Main Technical Achievments



  • Education Management,
  • Research Management,
  • International Cooperation Management, Research and Education,


  • Device and Circuit Interaction for Advanced Technologies (PD-SOI, FD-SOI, TFET, Molecular),
  • Low Power and Low Voltage Digital Circuit Design,
  • Low Power and Low Voltage SRAM Memory Circuits Design,
  • Low Power Non Volatile Memories (OxRAM, CBRAM),
  • Implantable Biomedical Devices.



Due to the need for more interaction between device and circuits in advanced technology nodes, Pr. Amara started research activities in advanced technologies assessment from the low voltage and low power perspective a decade ago. Before that he was mostly involved in Low Voltage and Low Power design techniques at circuit and architectural level. His most recent influential contribution is in developing low-voltage and low power Silicon On Insulator (SOI) and Tunneling Field Effect Transistors (TFET) circuits and their design methodologies. He has made high impact contributions to academia and industry with more than 120 publications and talks, including 24 invited talks and tutorials, at IEEE-related conferences and workshops and at universities and industries. He aIso holds two significant patents [1,4], and has coauthored/edited 3 books and 3 book chapters. He is a recipient of five awards, his students are recipients of 6 awards. A summary of his recent achievements follows.

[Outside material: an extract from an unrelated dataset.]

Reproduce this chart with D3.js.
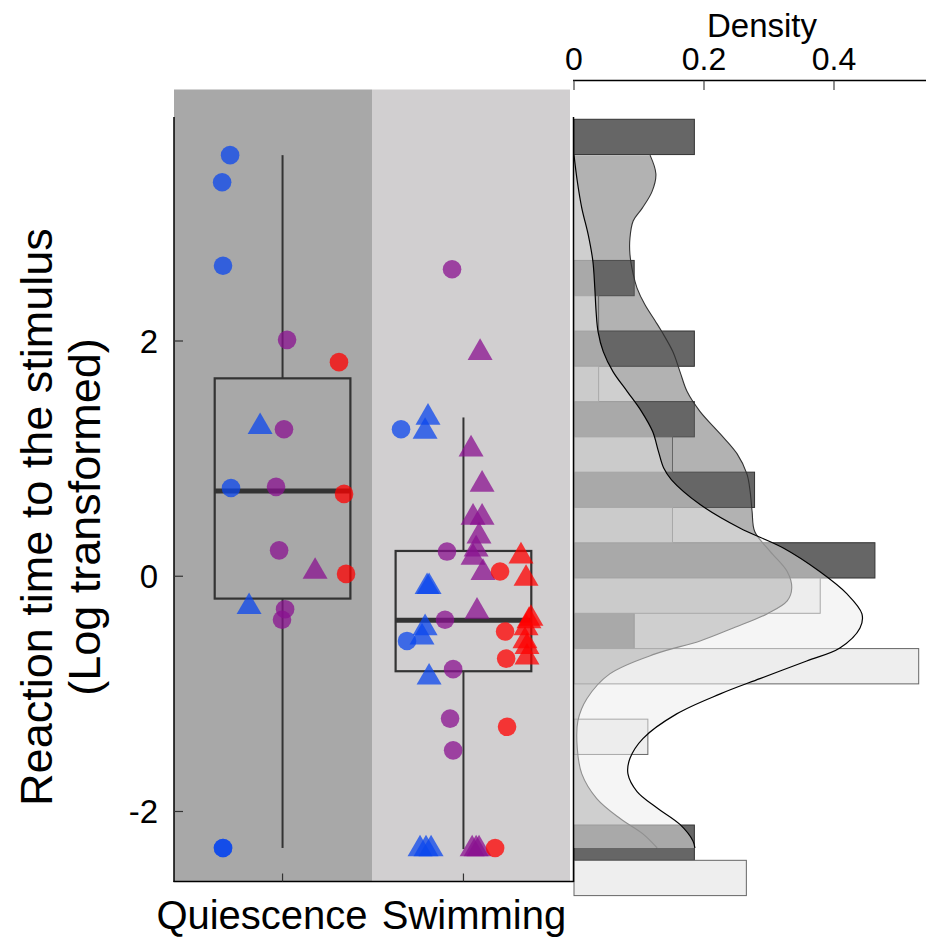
<!DOCTYPE html>
<html><head><meta charset="utf-8">
<script src="https://cdn.jsdelivr.net/npm/d3@7"></script>
<style>
body{margin:0;background:#fff}
svg{display:block}
text{font-family:"Liberation Sans",Arial,sans-serif;fill:#000}
</style>
</head><body>
<svg id="chart" width="926" height="941"></svg>
<script>
// ---------------- data ----------------
const categories = ["Quiescence", "Swimming"];
const yTicks = [-2, 0, 2];
const densityTicks = [0, 0.2, 0.4];

// Quiescence points
const quiesValues = [3.58, 3.35, 2.64, 2.01, 1.82, 1.27, 1.25, 0.75, 0.76, 0.70, 0.22, 0.04, 0.02, -0.26, -0.28, -0.37, -2.31, -2.31];
const quiesGroup  = ["blue","blue","blue","purple","red","blue","purple","blue","purple","red","purple","purple","red","blue","purple","purple","blue","blue"];
const quiesShape  = ["c","c","c","c","c","t","c","c","c","c","c","t","c","t","c","c","c","c"];
const quiesJitter = [-0.29,-0.334,-0.329,0.025,0.312,-0.124,0.008,-0.285,-0.036,0.34,-0.019,0.18,0.351,-0.185,0.014,-0.003,-0.329,-0.329];

// Swimming points
const swimValues = [2.61, 1.90, 1.25, 1.35, 1.23, 1.08, 0.78, 0.50, 0.50, 0.34, 0.23, 0.16, 0.03, 0.21, 0.17, 0.04, -0.02, -0.09, -0.09, -0.30, -0.37, -0.36, -0.38, -0.44, -0.55, -0.60, -0.69, -0.47, -0.70, -0.44, -0.52, -0.55, -0.86, -0.79, -1.21, -1.28, -1.48, -2.32, -2.32, -2.32, -2.32, -2.32, -2.32, -2.31];
const swimGroup  = ["purple","purple","blue","blue","blue","purple","purple","purple","purple","purple","purple","purple","purple","purple","red","red","red","blue","blue","purple","purple","red","red","red","red","red","red","red","red","blue","blue","blue","blue","purple","purple","red","purple","blue","blue","blue","purple","purple","purple","red"];
const swimShape  = ["c","t","c","t","t","t","t","t","t","t","t","t","t","c","t","c","t","t","t","t","c","t","t","t","t","t","t","c","c","t","t","c","t","c","c","c","c","t","t","t","t","t","t","c"];
const swimJitter = [-0.063,0.092,-0.345,-0.196,-0.212,0.042,0.103,0.053,0.103,0.086,0.07,0.053,0.108,-0.091,0.318,0.202,0.346,-0.201,-0.19,0.075,-0.102,0.373,0.362,0.346,0.34,0.351,0.351,0.23,0.236,-0.212,-0.229,-0.312,-0.19,-0.057,-0.074,0.241,-0.057,-0.24,-0.207,-0.179,0.048,0.07,0.086,0.175];

// histogram bins
const binStart = -2.715;
const binWidth = 0.6;
const binCount = 11;

// density curves (value, density)
const densGrayValues = [3.58, 3.42, 3.27, 3.13, 3.02, 2.87, 2.74, 2.57, 2.45, 2.31, 2.17, 2.08, 1.91, 1.74, 1.57, 1.40, 1.21, 1.04, 0.87, 0.72, 0.55, 0.38, 0.21, 0.04, -0.10, -0.21, -0.32, -0.44, -0.55, -0.66, -0.83, -1.04, -1.23, -1.46, -1.68, -1.89, -2.06, -2.19, -2.31];
const densGray = [0.117, 0.126, 0.120, 0.105, 0.091, 0.086, 0.086, 0.091, 0.097, 0.109, 0.125, 0.135, 0.152, 0.163, 0.174, 0.194, 0.225, 0.251, 0.266, 0.271, 0.274, 0.278, 0.302, 0.328, 0.335, 0.328, 0.297, 0.245, 0.194, 0.125, 0.055, 0.020, 0.006, 0.005, 0.012, 0.035, 0.071, 0.106, 0.128];
const densLightValues = [3.58, 3.36, 3.13, 2.90, 2.68, 2.45, 2.25, 2.08, 1.91, 1.74, 1.57, 1.40, 1.23, 1.06, 0.92, 0.82, 0.61, 0.41, 0.24, 0.04, -0.15, -0.32, -0.44, -0.61, -0.72, -0.87, -1.00, -1.17, -1.38, -1.55, -1.68, -1.83, -1.97, -2.11, -2.25, -2.31];
const densLight = [0.0, 0.005, 0.012, 0.022, 0.029, 0.032, 0.034, 0.037, 0.045, 0.060, 0.082, 0.104, 0.121, 0.130, 0.138, 0.150, 0.194, 0.255, 0.322, 0.378, 0.420, 0.443, 0.440, 0.409, 0.358, 0.286, 0.225, 0.158, 0.106, 0.086, 0.083, 0.097, 0.128, 0.163, 0.183, 0.186];

// ---------------- styles ----------------
const colors = {blue: "#0b47ed", purple: "#891190", red: "#ff0000"};

// ---------------- scales ----------------
const svg = d3.select("#chart");
const y = d3.scaleLinear().domain([-2, 2]).range([811.5, 341]);
const xCat = d3.scaleLinear().domain([0.4, 2.6]).range([174, 572]);
const xDen = d3.scaleLinear().domain([0, 0.2]).range([574, 704]);
const panelTop = 89.5, panelBottom = 881.5;

// ---------------- left panel ----------------
svg.append("rect").attr("x", xCat(0.4)).attr("y", panelTop)
  .attr("width", xCat(1.5) - xCat(0.4) - 1).attr("height", panelBottom - panelTop).attr("fill", "#a8a8a8");
svg.append("rect").attr("x", xCat(1.5) - 1).attr("y", panelTop)
  .attr("width", 570 - xCat(1.5) + 1).attr("height", panelBottom - panelTop).attr("fill", "#d1cfd0");

const groups = [
  {vals: quiesValues, grp: quiesGroup, shp: quiesShape, jit: quiesJitter, pos: 1},
  {vals: swimValues, grp: swimGroup, shp: swimShape, jit: swimJitter, pos: 2}
];

const boxHalf = 0.375;
groups.forEach(g => {
  const s = g.vals.slice().sort(d3.ascending);
  const q1 = d3.quantile(s, 0.25), med = d3.quantile(s, 0.5), q3 = d3.quantile(s, 0.75);
  const iqr = q3 - q1;
  const hi = d3.max(s.filter(v => v <= q3 + 1.5 * iqr));
  const lo = d3.min(s.filter(v => v >= q1 - 1.5 * iqr));
  const cx = xCat(g.pos);
  const gg = svg.append("g").attr("stroke", "#333").attr("fill", "none");
  gg.append("line").attr("x1", cx).attr("x2", cx).attr("y1", y(q3)).attr("y2", y(hi)).attr("stroke-width", 2);
  gg.append("line").attr("x1", cx).attr("x2", cx).attr("y1", y(q1)).attr("y2", y(lo)).attr("stroke-width", 2);
  gg.append("rect").attr("x", xCat(g.pos - boxHalf)).attr("y", y(q3))
    .attr("width", xCat(g.pos + boxHalf) - xCat(g.pos - boxHalf)).attr("height", y(q1) - y(q3))
    .attr("stroke-width", 2.2);
  gg.append("line").attr("x1", xCat(g.pos - boxHalf)).attr("x2", xCat(g.pos + boxHalf))
    .attr("y1", y(med)).attr("y2", y(med)).attr("stroke-width", 5);
});

const circleSym = d3.symbol().type(d3.symbolCircle).size(272);
const triSym = d3.symbol().type(d3.symbolTriangle).size(270);
groups.forEach(g => {
  svg.append("g").selectAll("path").data(g.vals.map((v, i) => ({v, i})))
    .join("path")
    .attr("d", d => g.shp[d.i] === "t" ? triSym() : circleSym())
    .attr("transform", d => `translate(${xCat(g.pos + g.jit[d.i])},${y(d.v)})`)
    .attr("fill", d => colors[g.grp[d.i]])
    .attr("fill-opacity", 0.75);
});

// left axes
svg.append("line").attr("x1", 174).attr("x2", 174).attr("y1", 117).attr("y2", panelBottom + 0.5)
  .attr("stroke", "#000").attr("stroke-width", 1.5);
svg.append("line").attr("x1", 173.5).attr("x2", 574).attr("y1", panelBottom).attr("y2", panelBottom)
  .attr("stroke", "#000").attr("stroke-width", 1.5);
yTicks.forEach(t => {
  svg.append("line").attr("x1", 174).attr("x2", 183).attr("y1", y(t)).attr("y2", y(t))
    .attr("stroke", "#333").attr("stroke-width", 1.2);
  svg.append("text").attr("x", 158).attr("y", y(t)).attr("dy", "0.36em")
    .attr("text-anchor", "end").attr("font-size", 33).text(t < 0 ? "-" + Math.abs(t) : t);
});
[1, 2].forEach(p => {
  svg.append("line").attr("x1", xCat(p)).attr("x2", xCat(p)).attr("y1", panelBottom - 8).attr("y2", panelBottom)
    .attr("stroke", "#333").attr("stroke-width", 1.2);
});
svg.append("text").attr("x", 262).attr("y", 929).attr("text-anchor", "middle").attr("font-size", 40).text(categories[0]);
svg.append("text").attr("x", 474).attr("y", 929).attr("text-anchor", "middle").attr("font-size", 40).text(categories[1]);

const yt = svg.append("g").attr("transform", "translate(0,517) rotate(-90)");
yt.append("text").attr("x", 0).attr("y", 52).attr("text-anchor", "middle").attr("font-size", 45).text("Reaction time to the stimulus");
yt.append("text").attr("x", 0).attr("y", 100).attr("text-anchor", "middle").attr("font-size", 45).text("(Log transformed)");

// ---------------- right panel ----------------
const thresholds = d3.range(binCount + 1).map(i => binStart + i * binWidth);
const binner = d3.bin().domain([thresholds[0], thresholds[binCount]]).thresholds(thresholds.slice(1, -1));
const qBins = binner(quiesValues);
const sBins = binner(swimValues);

const bars = svg.append("g");
qBins.forEach(b => {
  if (!b.length) return;
  const dens = b.length / (quiesValues.length * binWidth);
  const mid = (b.x0 + b.x1) / 2;
  bars.append("rect").attr("x", xDen(0)).attr("y", y(b.x1))
    .attr("width", xDen(dens) - xDen(0)).attr("height", y(mid) - y(b.x1))
    .attr("fill", "#666666").attr("stroke", "#333").attr("stroke-width", 1);
});
sBins.forEach(b => {
  if (!b.length) return;
  const dens = b.length / (swimValues.length * binWidth);
  const mid = (b.x0 + b.x1) / 2;
  bars.append("rect").attr("x", xDen(0)).attr("y", y(mid))
    .attr("width", xDen(dens) - xDen(0)).attr("height", y(b.x0) - y(mid))
    .attr("fill", "#eeeeee").attr("stroke", "#666").attr("stroke-width", 1);
});

function drawDensity(vals, dens, fill, op, stroke, sw) {
  const pts = vals.map((v, i) => [v, dens[i]]);
  const area = d3.area().curve(d3.curveCatmullRom)
    .y(d => y(d[0])).x0(xDen(0)).x1(d => xDen(d[1]));
  const line = d3.line().curve(d3.curveCatmullRom)
    .y(d => y(d[0])).x(d => xDen(d[1]));
  svg.append("path").attr("d", area(pts)).attr("fill", fill).attr("fill-opacity", op).attr("stroke", "none");
  svg.append("path").attr("d", line(pts)).attr("fill", "none").attr("stroke", stroke).attr("stroke-width", sw);
}
drawDensity(densGrayValues, densGray, "#666666", 0.5, "#333", 1.1);
drawDensity(densLightValues, densLight, "#ebebeb", 0.5, "#000", 1.2);

// right axes
svg.append("line").attr("x1", 573.5).attr("x2", 573.5).attr("y1", 117).attr("y2", panelBottom + 0.5)
  .attr("stroke", "#000").attr("stroke-width", 1.5);
svg.append("line").attr("x1", 573).attr("x2", 926).attr("y1", 80.5).attr("y2", 80.5)
  .attr("stroke", "#000").attr("stroke-width", 1.5);
densityTicks.forEach(t => {
  svg.append("line").attr("x1", xDen(t)).attr("x2", xDen(t)).attr("y1", 80.5).attr("y2", 90)
    .attr("stroke", "#444").attr("stroke-width", 1.2);
  svg.append("text").attr("x", xDen(t)).attr("y", 70).attr("text-anchor", "middle")
    .attr("font-size", 32).text(t === 0 ? "0" : d3.format(".1f")(t));
});
svg.append("text").attr("x", 762).attr("y", 37).attr("text-anchor", "middle").attr("font-size", 33).text("Density");
</script>
</body></html>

  1. Low-Voltage and Low Power Circuits with SOI-based technologies:

Since as early as 1997 (at this date, he Launched FTFC a low voltage and low power workshop that is now a technically CASS co-sponsored conference), Dr. Amara has led SOI low-voltage high-density SRAM circuit design, as evinced by 30 successive presentations at IEEE-related conferences excluding 2 tutorials, one keynote and 7 invited talks in addition to 2 journal papers, one book, one book chapter and two patents. He also advised 6 PhD students in this topic. The design is focused on sub-threshold operation with advanced technologies with emphasis on speed, stability, robustness against process variations and low power consumption. In particular he pioneered (Silicon-On-Insulator) SRAM designs with both Partially and Fully Depleted devices (PD-SOI, FD-SOI). His Four-Transistor Self-Refresh PD-SOI SRAM cell using the first dynamic Vth (threshold voltage) achieved low-voltage operation as low as 0.4 V with a high stability and reduced cel lsize.  This work was awarded the 2003-2004 Intellectual Property Award. A systematic design methodology dedicated to partially depleted SOI (PD-SOI) SRAM memory cells has been proposed.
His work on Double-Gate FD-SOI led to the proposition of a Single-ended sub-32 nm Asymmetrical Four-Transistor Double-Gate FD-SOI SRAM cell that combines a high stability with low-voltage operation and high speed and innovative current and voltage sense amplifiers.
His high interest in SOI technology led him to work on further optimization of this technology for low power applications. In a collaborative project with CEA LETI and STMicroelectronics, he worked on circuit design with a new FD-SOI device with an Ultra -Thin body and Ultra-Thin Buried-Oxide (UTBB-FDSOI). This is a simple and revolutionary way to obtain a multiple-Vth FD-SOI technology that bridges the gap between existing Bulk MOS and beyond 20nm technology nodes. New SRAM circuit architectures based on this device have been proposed. This new technology is now adopted as a mainstream by STMicroelectronics and IBM as announced in 2012 and by Global Foundries on February 2013. Pr. Amara was among the first researchers in France to believe on the benefits of this technology and to promote it for low voltage and low power portable/wearable/implantable devices.

  1. Low-Voltage and Low Power Circuits with T-FET based technology:

In parallel, the team he is leading has proposed a new SOI Tunneling-FET (TFET) device. This is a new device that is under investigation for ultra low leakage and medium performance applications. This proposed device architecture achieved an ultra-low leakage current and more than 3 times higher Ion current than state-of-the-art TFET devices. This achievement is an outstanding contribution to solve the problem of the low Ion current of the TFET and opens new avenues to innovative designs in ultra-low power medium-speed applications.  Innovative Ultra-Low leakage SRAMs circuits and architectures have been published. This research activity is gaining more and more interest from the semiconductor companies and research laboratories.